Leave the cluster list open, as you need it for the next task.
3. Concordancing clusters
Cluster lists
can give us information on frequencies of clusters and the number of texts in
which they occur. However, to investigate the meanings and functions that these
clusters fulfil in a text, we need to look at the clusters in their textual
context, a good starting-point are concordances.
a.
Highlight
the cluster with his back to the (no. 26) On
the menu bar go to Compute > Concordance, which will produce a
concordance of the cluster.
b.
Go
to the menu bar again and choose Edit > Resort. For the tab Main
sort select R5. Describe the patterns that become now visible.
c.
Try
out different sort options for all 3 tabs.
d.
Run
a concordance for leaning back in his chair (no. 34) and identify
patterns again.
e.
Are
there any similarities between the two clusters?
It is often
useful to look at distributions of linguistic features across the chapters of a
novel. To split a novel into chapters follow the steps below. The task is to split
the file BH.text.
a.
The
file BH.txt
does not contain annotation indicating chapter boundaries, but it is possible
to use the chapter headings to separate the file. First, however, you need to
open the file BH.txt in a text editor (e.g. Wordpad) and
delete the title, table of contents and preface, so that your file starts with
CHAPTER 1. Now save the file as BHsplit.txt so you don’t alter the original version
of the file.
b.
In
the main Controller Window (the one that says “Oxford Wordsmith Tools”

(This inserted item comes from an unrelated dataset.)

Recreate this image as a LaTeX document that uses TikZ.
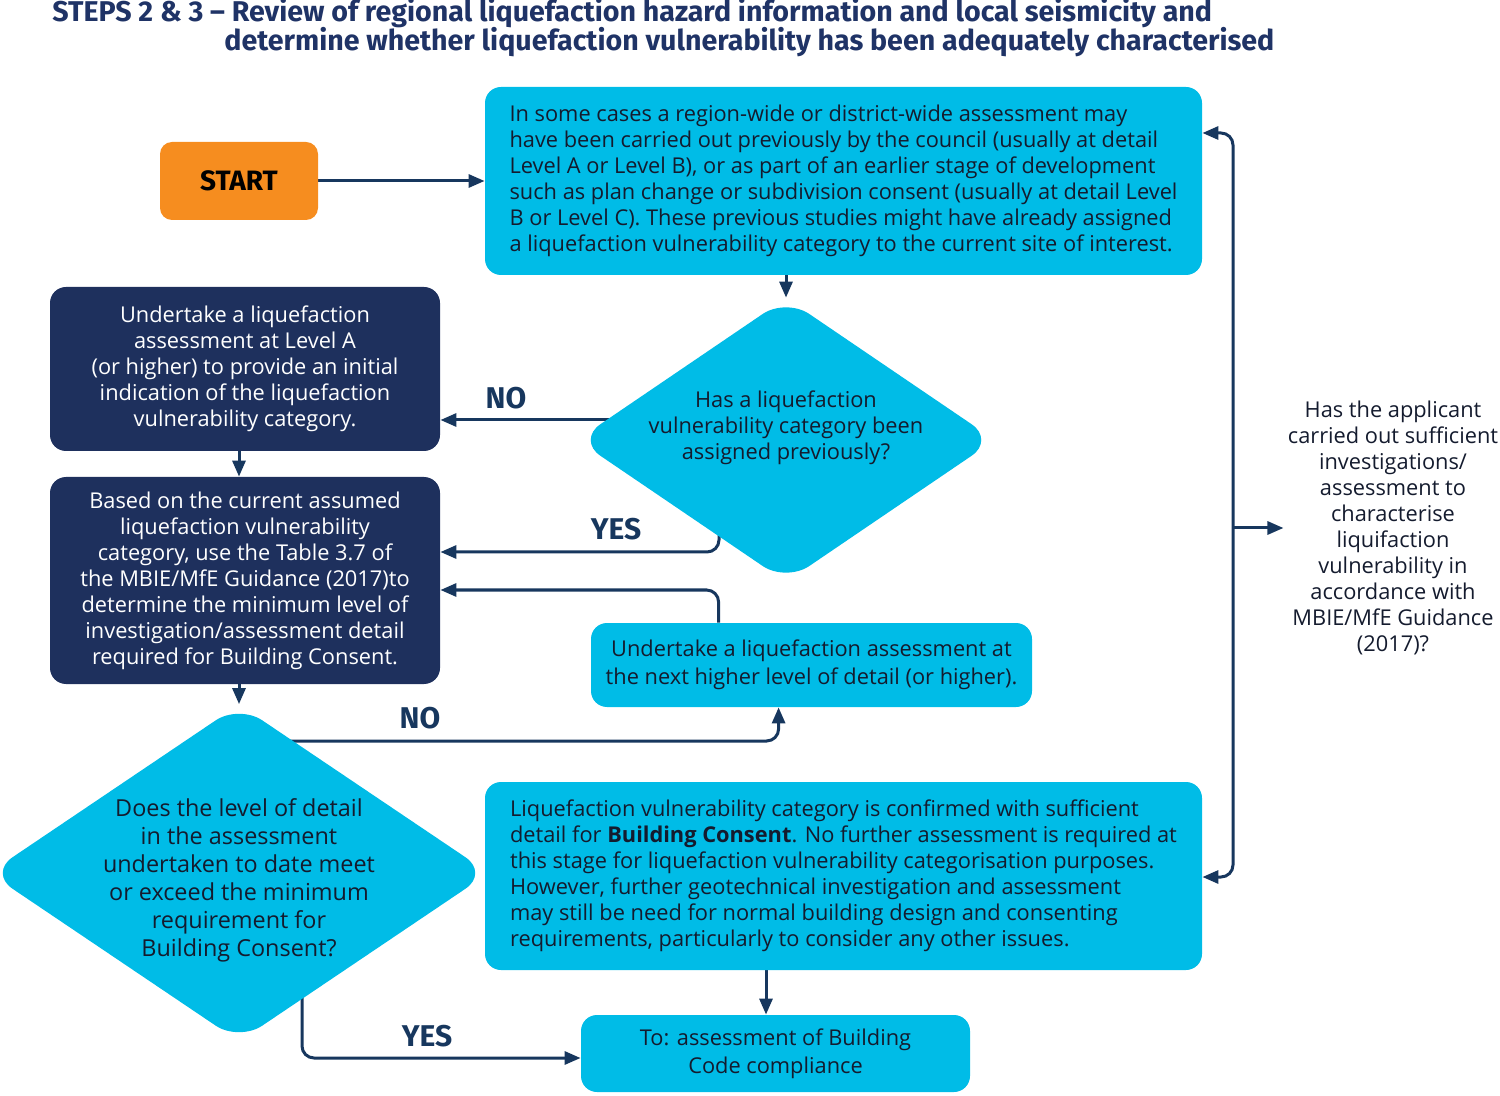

across the top), choose from the menu bar Utilities > File
Utilities, and choose the Splitter tab.
c.
Enter
CHAPTER into the field for text separator. Choose a destination folder and the
file to split (BHsplit.txt). Untick the option ‘bracket
first line’. If you set the
required sizes min. to 100 this will avoid that you get empty files (the choice
will of course depend on the book you are looking at). Click split now.

d.
Open
a few of your resulting files. Do you notice anything about the format? Does
the beginning of the chapter look as you want it to? At the end of the handout you will find some
information on how to modify the process so that you can get a different
picture – this, however, is to complex for the beginning.
When you use
corpora for the stylistic analysis of text it is important that you are aware
of the format of your texts and the different ways of looking at the text. Task
2 prepared the novel Bleak House for the analysis in Task 3.
a.
Use
the 67 chapter files that you produced in Task 2 (if you didn’t do Task 2, use
the files we prepared for you in the folder BHsplit) and create a 5-word
cluster list for them – with the same settings as in task 1.
b.
In
the lecture the functional groups labels (L), speech (S), body parts (BP), as
if (as if), and time and place (TP) were introduced. Go through the cluster
list and assign each cluster to a group by putting the respective abbreviation
into the colum Set. To activate the set
function right-click on the field in the bottom-left corner of your screen
(saying “Type-in” in the picture), and choose Set.

c.
When
you look at a single novel, more clusters may go into the group label than you
would expect by just looking at the surface of a cluster. Look at some clusters
in detail. For instance, run a concordance for the
cluster AS WELL AS ANYTHING ELSE (See Task 1 on how to do that). To see more
context go to View > Grow repeatedly. If you want to focus on one
example, double-click on a concordance line and you will get into the full
text.
Further
information on task 2
To
keep the chapter headings when splitting a novel use the Text Converter (under
main menu Utilities again). Choose the tab ‘Conversion’ and then in the middle of the same window
‘Within files’, and convert
CHAPTER
to
CHAPTER{CHR(13)}{CHR(10)}{CHR(13)}{CHR(10)}CHAPTER
Use the
resulting file to perform the same steps as in Task 2.